When the study ramped up the bike riding to higher-intensity levels, time to exhaustion (a scientific metric in this sweat-producing study) rose from 9 minutes 43 seconds to 11 minutes and 15 seconds in the beet juice group. The beet juice actually reduced the O2 cost of exercise.
That isn’t exactly clear. Nitrate-rich beets are known to increase nitric oxide in the body, and nitric oxide is the best friend of your endothelium; the micro-thin lining of the entire vascular system—your arterial wallpaper, so to speak.
The endothelium controls vasoconstriction and vasodilation—the narrowing and relaxing of blood vessels—which makes this wallpaper a major player in the blood pressure game.
This permeable vascular membrane also has a role in repairing diseased organs, and in allowing white blood cells to push their way into and out of the bloodstream as internal conditions require, the endothelium acting as doorman between Club Vascular and the surrounding neighborhoods of organ and tissue.
Nitrate to Nitrite. You Got The Beet.
The process by which a beet’s nitrate is transfigured into nitric oxide is somewhat akin to Mr. Toad’s Wild Ride at Disneyland. Once you eat a ridged disc of beetroot (one of its curiously popular forms at the dinner table), the nitrate NO3 is reduced to nitrite NO2 (and we’re not making this up) by specialized bacteria in your mouth.

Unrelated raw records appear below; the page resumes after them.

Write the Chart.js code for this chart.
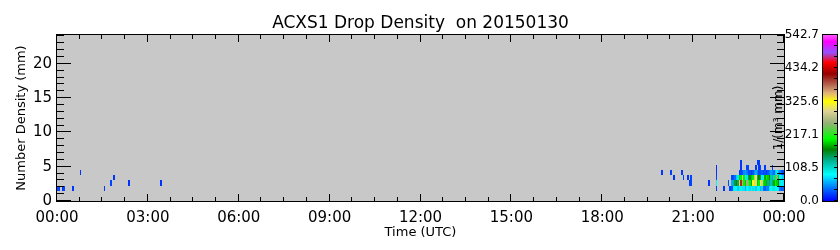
<!DOCTYPE html>
<html>
<head>
<meta charset="utf-8">
<script src="https://cdn.jsdelivr.net/npm/chart.js@4"></script>
<style>
  html, body { margin: 0; padding: 0; background: #fff; }
</style>
</head>
<body>
<canvas id="chart-1" width="840" height="250"></canvas>
<script>
// Axis ticks
const timeTicks = [0, 3, 6, 9, 12, 15, 18, 21, 24];
const timeTickLabels = ['00:00', '03:00', '06:00', '09:00', '12:00', '15:00', '18:00', '21:00', '00:00'];
const densityTicks = [0, 5, 10, 15, 20];
const colorTicks = [0.0, 108.5, 217.1, 325.6, 434.2, 542.7];
const colorMax = 542.7;

// Drop diameter bin edges (mm) and time bin width (hours)
const diamEdges = [1.5, 2.25, 3.0, 3.75, 4.5, 5.25, 6.0];
const binHours = 0.05;

// Isolated cells: start hour, diameter bin index, number density
const spotHours  = [0.00, 0.05, 0.15, 0.20, 0.50, 0.75, 1.55, 1.75, 1.85, 2.35, 3.40,
                    19.95, 20.25, 20.35, 20.60, 20.65, 20.80, 20.85, 20.90, 20.90, 21.50,
                    21.75, 21.75, 21.75, 21.75, 21.75, 22.00, 22.15, 22.20];
const spotBins   = [0, 0, 0, 0, 0, 3, 0, 1, 2, 1, 1,
                    3, 3, 2, 3, 2, 2, 1, 2, 1, 1,
                    0, 1, 2, 3, 4, 0, 1, 0];
const spotValues = [28, 22, 18, 25, 20, 18, 20, 24, 20, 18, 18,
                    20, 22, 18, 20, 22, 18, 20, 24, 26, 18,
                    22, 90, 24, 20, 18, 20, 28, 24];

// Dense block from 22:15 on, one value per 3-minute bin (null = no drops)
const blockStart = 22.25;
const blockBin0 = [30, 80, 90, 85, 70, 95, 90, 100, 80, 60, 85, 95, 75, 90, 100, 80, 70, 90,
                   85, 60, 75, 40, 35, 50, 45, 80, 90, 95, 100, 90, 85, 80, 40, 30, 35];
const blockBin1 = [60, 130, 150, 170, 140, 340, 400, 360, 200, 190, 260, 240, 200, 180, 320, 340, 300, 190,
                   200, 310, 290, 200, 190, 180, 130, 140, 120, 135, 180, 200, 190, 170, 100, 90, 80];
const blockBin2 = [25, 30, 40, 70, 80, 190, 200, 300, 200, 90, 100, 150, 160, 190, 200, 280, 310, 140,
                   170, 150, 95, 90, 180, 200, 190, 170, 120, 130, 110, 210, 250, 190, 90, 80, 70];
const blockBin3 = [null, null, null, null, null, 20, 25, 30, 50, 55, 45, 25, 30, 20, 30, 50, 60, 45,
                   25, 30, 35, 25, 30, 20, 30, 45, 55, 50, 40, 70, 80, 65, 50, 30, 25];
const blockBin4 = [null, null, null, null, null, null, 20, null, null, null, 25, 25, null, null, null, null, 20, null,
                   20, 25, null, null, 20, null, null, null, null, 20, null, null, null, null, null, null, null];
const blockBin5 = [null, null, null, null, null, null, 20, null, null, null, null, null, null, null, null, null, null, 20,
                   20, null, null, null, null, null, null, null, null, null, null, null, null, null, null, null, null];

// colour table: fraction of colorMax, r, g, b
const colorStops = [
  [0.00, 0, 0, 255], [0.08, 0, 120, 255], [0.16, 0, 255, 255], [0.24, 0, 180, 150],
  [0.31, 0, 130, 0], [0.375, 0, 255, 0], [0.47, 150, 175, 120], [0.54, 220, 210, 150],
  [0.60, 255, 255, 0], [0.65, 225, 180, 120], [0.70, 180, 100, 80], [0.765, 150, 0, 0],
  [0.835, 255, 0, 0], [0.895, 150, 80, 255], [0.96, 255, 0, 255], [1.00, 255, 90, 255]
];

function colorFor(v) {
  const f = Math.min(Math.max(v / colorMax, 0), 1);
  for (let i = 1; i < colorStops.length; i++) {
    const a = colorStops[i - 1], b = colorStops[i];
    if (f <= b[0]) {
      const t = (f - a[0]) / (b[0] - a[0]);
      const c = [1, 2, 3].map(k => Math.round(a[k] + (b[k] - a[k]) * t));
      return 'rgb(' + c.join(',') + ')';
    }
  }
  return 'rgb(255,90,255)';
}

// build the cell list
const cells = [];
spotHours.forEach((h, i) => {
  cells.push({x: h, y: diamEdges[spotBins[i]], y2: diamEdges[spotBins[i] + 1], v: spotValues[i]});
});
[blockBin0, blockBin1, blockBin2, blockBin3, blockBin4, blockBin5].forEach((row, b) => {
  row.forEach((v, i) => {
    if (v === null) return;
    cells.push({x: blockStart + i * binHours, y: diamEdges[b], y2: diamEdges[b + 1], v: v});
  });
});

const heatmap = {
  id: 'heatmap',
  beforeDatasetsDraw(chart) {
    const {ctx, chartArea: a, scales: {x, y}} = chart;
    ctx.save();
    ctx.fillStyle = '#c8c8c8';
    ctx.fillRect(a.left, a.top, a.right - a.left, a.bottom - a.top);
    ctx.beginPath();
    ctx.rect(a.left, a.top, a.right - a.left, a.bottom - a.top);
    ctx.clip();
    chart.data.datasets[0].data.forEach(c => {
      const x0 = Math.round(x.getPixelForValue(c.x));
      const x1 = Math.max(Math.round(x.getPixelForValue(c.x + binHours)), x0 + 1);
      const y0 = Math.round(y.getPixelForValue(c.y2));
      const y1 = Math.round(y.getPixelForValue(c.y));
      ctx.fillStyle = colorFor(c.v);
      ctx.fillRect(x0, y0, x1 - x0, y1 - y0);
    });
    ctx.restore();
  },
  afterDraw(chart) {
    const {ctx, chartArea: a, scales: {x, y, c}} = chart;
    ctx.save();
    ctx.strokeStyle = '#000';
    ctx.lineWidth = 1;
    // frame
    ctx.strokeRect(a.left - 0.5, a.top - 0.5, a.right - a.left + 1, a.bottom - a.top + 1);
    // inward ticks
    ctx.beginPath();
    for (let h = 0; h <= 24; h += 0.75) {
      const px = Math.round(x.getPixelForValue(h)) - 0.5;
      const len = h % 3 === 0 ? 7 : 4;
      ctx.moveTo(px, a.bottom); ctx.lineTo(px, a.bottom - len);
      ctx.moveTo(px, a.top); ctx.lineTo(px, a.top + len);
    }
    for (let d = 0; d <= 24; d += 1) {
      const py = Math.round(y.getPixelForValue(d)) - 0.5;
      const len = d % 5 === 0 ? 14 : 7;
      ctx.moveTo(a.left, py); ctx.lineTo(a.left + len, py);
      ctx.moveTo(a.right, py); ctx.lineTo(a.right - len, py);
    }
    ctx.stroke();

    // units label inside the right edge
    ctx.save();
    ctx.translate(a.right - 5, (a.top + a.bottom) / 2);
    ctx.rotate(-Math.PI / 2);
    ctx.fillStyle = '#000';
    ctx.font = '12px "DejaVu Sans"';
    ctx.textAlign = 'center';
    ctx.textBaseline = 'middle';
    ctx.fillText('1/(m\u00b3 mm)', 0, 0);
    ctx.restore();

    // colour bar
    const bx = c.right + 3, bw = 16;
    const top = c.getPixelForValue(colorMax), bot = c.getPixelForValue(0);
    const g = ctx.createLinearGradient(0, bot, 0, top);
    colorStops.forEach(s => g.addColorStop(s[0], 'rgb(' + s[1] + ',' + s[2] + ',' + s[3] + ')'));
    ctx.fillStyle = g;
    ctx.fillRect(bx, top, bw, bot - top);
    ctx.strokeRect(bx + 0.5, top - 0.5, bw - 1, bot - top + 1);
    ctx.beginPath();
    for (let i = 1; i < colorTicks.length; i++) {
      const lo = colorTicks[i - 1], hi = colorTicks[i];
      [lo, lo + (hi - lo) / 3, lo + 2 * (hi - lo) / 3].forEach(v => {
        const py = Math.round(c.getPixelForValue(v)) - 0.5;
        ctx.moveTo(bx + bw, py); ctx.lineTo(bx + bw - 4, py);
      });
    }
    ctx.stroke();
    ctx.restore();
  }
};

Chart.defaults.font.family = '"DejaVu Sans"';
Chart.defaults.color = '#000';

new Chart(document.getElementById('chart-1'), {
  type: 'scatter',
  data: {
    datasets: [{
      label: 'Drop density',
      data: cells,
      pointRadius: 0,
      pointHoverRadius: 0
    }]
  },
  options: {
    responsive: false,
    animation: false,
    events: [],
    layout: { padding: { left: 0, right: 21, top: 0, bottom: 0 } },
    plugins: {
      legend: { display: false },
      tooltip: { enabled: false },
      title: {
        display: true,
        fullSize: false,
        text: 'ACXS1 Drop Density  on 20150130',
        font: { size: 17, weight: 'normal' },
        padding: { top: 13, bottom: 1.6 }
      }
    },
    scales: {
      x: {
        type: 'linear',
        position: 'bottom',
        min: 0,
        max: 24,
        afterBuildTicks: s => { s.ticks = timeTicks.map(v => ({value: v})); },
        afterFit: s => { s.height = 49; },
        grid: { display: false, drawTicks: false },
        border: { display: false },
        ticks: {
          padding: 8,
          maxRotation: 0,
          font: { size: 15 },
          callback: (v, i) => timeTickLabels[i]
        },
        title: {
          display: true,
          text: 'Time (UTC)',
          font: { size: 13 },
          padding: { top: 0, bottom: 10 }
        }
      },
      y: {
        type: 'linear',
        position: 'left',
        min: 0,
        max: 24.2,
        afterBuildTicks: s => { s.ticks = densityTicks.map(v => ({value: v})); },
        afterFit: s => { s.width = 57; },
        grid: { display: false, drawTicks: false },
        border: { display: false },
        ticks: { padding: 5, font: { size: 15 } },
        title: {
          display: true,
          text: 'Number Density (mm)',
          font: { size: 13 },
          padding: { top: 14, bottom: 0 }
        }
      },
      c: {
        type: 'linear',
        axis: 'y',
        position: 'right',
        min: 0,
        max: colorMax,
        afterBuildTicks: s => { s.ticks = colorTicks.map(v => ({value: v})); },
        afterFit: s => { s.width = 35; },
        grid: { display: false, drawTicks: false },
        border: { display: false },
        ticks: {
          padding: 0,
          crossAlign: 'far',
          font: { size: 12 },
          callback: v => v.toFixed(1)
        }
      }
    }
  },
  plugins: [heatmap]
});
</script>
</body>
</html>
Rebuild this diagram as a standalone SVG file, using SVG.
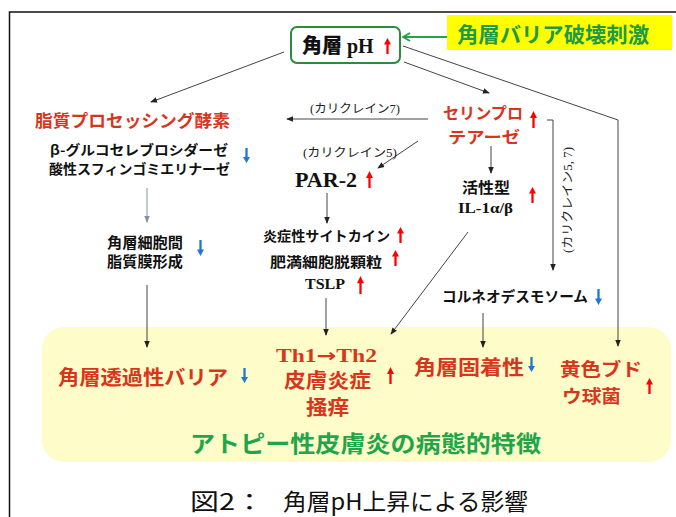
<svg xmlns="http://www.w3.org/2000/svg" width="676" height="517" viewBox="0 0 676 517">
<style>
.jp{font-family:"Noto Sans CJK JP","Noto Sans",sans-serif;font-weight:700}
.jn{font-family:"Noto Sans CJK JP","Noto Sans",sans-serif;font-weight:400}
.se{font-family:"Liberation Serif","Noto Sans CJK JP",serif;font-weight:700}
.red{fill:#D8361C}
.blk{fill:#111}
.grn{fill:#1FA64A}
.lbl{font-family:"Liberation Serif","Noto Sans CJK JP",serif;font-size:12px;fill:#222}
.c{fill:none;stroke:#444;stroke-width:1}
.ua{fill:#F00}
.da{fill:#1F77D0}
</style>
<defs>
<marker id="ah" viewBox="0 0 8 8" refX="7" refY="4" markerWidth="7" markerHeight="7" markerUnits="userSpaceOnUse" orient="auto">
<path d="M0 0.8 L8 4 L0 7.2 Z" fill="#222"/>
</marker>
<marker id="ahl" viewBox="0 0 8 8" refX="7" refY="4" markerWidth="7" markerHeight="7" markerUnits="userSpaceOnUse" orient="auto">
<path d="M0 0.8 L8 4 L0 7.2 Z" fill="#8890A8"/>
</marker>
<marker id="ahg" viewBox="0 0 10 10" refX="9" refY="5" markerWidth="10" markerHeight="10" markerUnits="userSpaceOnUse" orient="auto">
<path d="M2 1 L9 5 L2 9" fill="none" stroke="#1FA64A" stroke-width="2"/>
</marker>
<symbol id="up" viewBox="0 0 8 16" preserveAspectRatio="none">
<path d="M4 0 L8 6.5 L5.3 6.5 L5.3 16 L2.7 16 L2.7 6.5 L0 6.5 Z"/>
</symbol>
<symbol id="dn" viewBox="0 0 8 16" preserveAspectRatio="none">
<path d="M4 16 L8 9.5 L5.3 9.5 L5.3 0 L2.7 0 L2.7 9.5 L0 9.5 Z"/>
</symbol>
</defs>
<rect width="676" height="517" fill="#fff"/>
<path d="M9.5 517 V12 H676" fill="none" stroke="#111" stroke-width="1.5"/>
<rect id="bottom-panel" x="42" y="327" width="629" height="135" rx="22" fill="#FEFCC9"/>

<g id="connectors">
<line class="c" x1="284" y1="52" x2="151" y2="102" marker-end="url(#ah)"/>
<line class="c" x1="404" y1="62" x2="489" y2="93" marker-end="url(#ah)"/>
<polyline class="c" points="403,46 618,120 618,346" marker-end="url(#ah)"/>
<line x1="447" y1="37" x2="403" y2="37" stroke="#1FA64A" stroke-width="1.8" marker-end="url(#ahg)"/>
<line class="c" x1="428" y1="119" x2="287" y2="119" marker-end="url(#ah)"/>
<line class="c" x1="418" y1="141" x2="378" y2="168" marker-end="url(#ah)"/>
<line class="c" x1="491" y1="146" x2="491" y2="173" marker-end="url(#ah)"/>
<polyline class="c" points="547,120 553,120 553,270" marker-end="url(#ah)"/>
<line x1="147" y1="188" x2="147" y2="222" stroke="#8890A8" stroke-width="1" marker-end="url(#ahl)"/>
<line class="c" x1="147" y1="285" x2="147" y2="347" marker-end="url(#ah)"/>
<line class="c" x1="327" y1="193" x2="327" y2="223" marker-end="url(#ah)"/>
<line class="c" x1="326" y1="298" x2="326" y2="335" marker-end="url(#ah)"/>
<line class="c" x1="468" y1="232" x2="391" y2="334" marker-end="url(#ah)"/>
<line class="c" x1="483" y1="313" x2="483" y2="347" marker-end="url(#ah)"/>
<text class="lbl" x="355" y="113" text-anchor="middle" textLength="90" lengthAdjust="spacingAndGlyphs">(カリクレイン7)</text>
<text class="lbl" x="350" y="157" text-anchor="middle" textLength="94" lengthAdjust="spacingAndGlyphs">(カリクレイン5)</text>
<text class="lbl" font-size="12.5" transform="translate(572 200) rotate(-90)" text-anchor="middle" textLength="106" lengthAdjust="spacingAndGlyphs">(カリクレイン5, 7)</text>
</g>

<g id="ph">
<rect x="291" y="27" width="109" height="36" rx="6" fill="#fff" stroke="#2E8B3A" stroke-width="2"/>
<text x="302" y="53" class="se blk" font-size="20"><tspan font-family="Noto Sans CJK JP,sans-serif" font-weight="900">角層</tspan> pH</text>
<use href="#up" class="ua" x="384" y="38" width="7" height="16"/>
</g>

<g id="stimulus">
<rect x="447" y="15" width="225" height="35" fill="#FFFF00"/>
<text x="457" y="42" class="jp" fill="#1E9A48" font-size="21" textLength="192" lengthAdjust="spacingAndGlyphs">角層バリア破壊刺激</text>
</g>

<g id="lipid-enzyme">
<text x="35" y="127" class="jp red" font-size="17.5" textLength="195" lengthAdjust="spacingAndGlyphs">脂質プロセッシング酵素</text>
<text class="jp blk" font-size="13.5"><tspan x="50" y="155" textLength="178" lengthAdjust="spacingAndGlyphs">β-グルコセレブロシダーゼ</tspan><tspan x="49" y="174" textLength="181" lengthAdjust="spacingAndGlyphs">酸性スフィンゴミエリナーゼ</tspan></text>
<use href="#dn" class="da" x="243" y="148" width="7" height="15"/>
</g>

<g id="lipid-membrane">
<text class="jp blk" font-size="15"><tspan x="107" y="248" textLength="76" lengthAdjust="spacingAndGlyphs">角層細胞間</tspan><tspan x="107" y="267" textLength="76" lengthAdjust="spacingAndGlyphs">脂質膜形成</tspan></text>
<use href="#dn" class="da" x="197" y="240" width="7" height="16"/>
</g>

<g id="serine-protease">
<text class="jp red" font-size="16"><tspan x="443" y="119" textLength="80" lengthAdjust="spacingAndGlyphs">セリンプロ</tspan><tspan x="448" y="143" textLength="72" lengthAdjust="spacingAndGlyphs">テアーゼ</tspan></text>
<use href="#up" class="ua" x="530" y="111" width="7" height="17"/>
</g>

<g id="par2">
<text x="295" y="187" class="se blk" font-size="20" textLength="62" lengthAdjust="spacingAndGlyphs">PAR-2</text>
<use href="#up" class="ua" x="366" y="171" width="7" height="17"/>
</g>

<g id="cytokine">
<text class="jp blk" font-size="14"><tspan x="263" y="241" textLength="127" lengthAdjust="spacingAndGlyphs">炎症性サイトカイン</tspan><tspan x="270" y="267" textLength="112" lengthAdjust="spacingAndGlyphs">肥満細胞脱顆粒</tspan></text>
<use href="#up" class="ua" x="397" y="227" width="7" height="16"/>
<use href="#up" class="ua" x="392" y="250" width="7" height="16"/>
<text x="305" y="289" class="se blk" font-size="14.5" textLength="40" lengthAdjust="spacingAndGlyphs">TSLP</text>
<use href="#up" class="ua" x="357" y="276" width="7" height="18"/>
</g>

<g id="il1">
<text x="462" y="193" class="jp blk" font-size="15" textLength="48" lengthAdjust="spacingAndGlyphs">活性型</text>
<text x="458" y="213" class="se blk" font-size="14.5" textLength="55" lengthAdjust="spacingAndGlyphs">IL-1α/β</text>
<use href="#up" class="ua" x="529" y="187" width="7" height="16"/>
</g>

<g id="corneodesmosome">
<text x="442" y="302" class="jp blk" font-size="14.5" textLength="146" lengthAdjust="spacingAndGlyphs">コルネオデスモソーム</text>
<use href="#dn" class="da" x="595" y="289" width="7" height="16"/>
</g>

<g id="barrier">
<text x="58" y="385" class="jp red" font-size="20" textLength="170" lengthAdjust="spacingAndGlyphs">角層透過性バリア</text>
<use href="#dn" class="da" x="241" y="368" width="7" height="15"/>
</g>

<g id="th2">
<text class="red" font-size="20"><tspan x="276" y="362" class="se" font-size="18" textLength="101" lengthAdjust="spacingAndGlyphs">Th1<tspan font-family="DejaVu Sans,sans-serif" font-weight="700">→</tspan>Th2</tspan><tspan x="284" y="388" class="jp" textLength="87" lengthAdjust="spacingAndGlyphs">皮膚炎症</tspan><tspan x="306" y="415" class="jp" textLength="43" lengthAdjust="spacingAndGlyphs">掻痒</tspan></text>
<use href="#up" class="ua" x="387" y="367" width="7" height="17"/>
</g>

<g id="adhesion">
<text x="414" y="375" class="jp red" font-size="20" textLength="110" lengthAdjust="spacingAndGlyphs">角層固着性</text>
<use href="#dn" class="da" x="528" y="357" width="7" height="15"/>
</g>

<g id="staph">
<text class="jp red" font-size="18"><tspan x="560" y="376" textLength="82" lengthAdjust="spacingAndGlyphs">黄色ブド</tspan><tspan x="562" y="403" textLength="59" lengthAdjust="spacingAndGlyphs">ウ球菌</tspan></text>
<use href="#up" class="ua" x="646" y="378" width="7" height="16"/>
</g>

<text x="190" y="452" class="jp grn" font-size="23" textLength="351" lengthAdjust="spacingAndGlyphs">アトピー性皮膚炎の病態的特徴</text>
<text class="jn blk" font-size="23"><tspan x="190" y="510" textLength="74" lengthAdjust="spacingAndGlyphs">図2：</tspan><tspan x="283" y="510" textLength="245" lengthAdjust="spacingAndGlyphs">角層pH上昇による影響</tspan></text>
</svg>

When the newly minted nitrites hit your stomach they are turned to nitric oxide; the easy-to-remember NO. From there the nitric oxide heads to the intestine—your one organ you hope never to see in your lifetime—and are absorbed into the bloodstream to work their oxygen-boosting magic, through processes that are still under investigation, and costing the science sector a whole lot of #2 pencils.
So...beets! The beet root is your key to both healthy blood pressure and an oxygen molecule that delivers more than it ought to. While the smocks-and-beaker set work on figuring out the hows and whys, you just keep dancing to the beet. With apologies for the heart-stopping pun.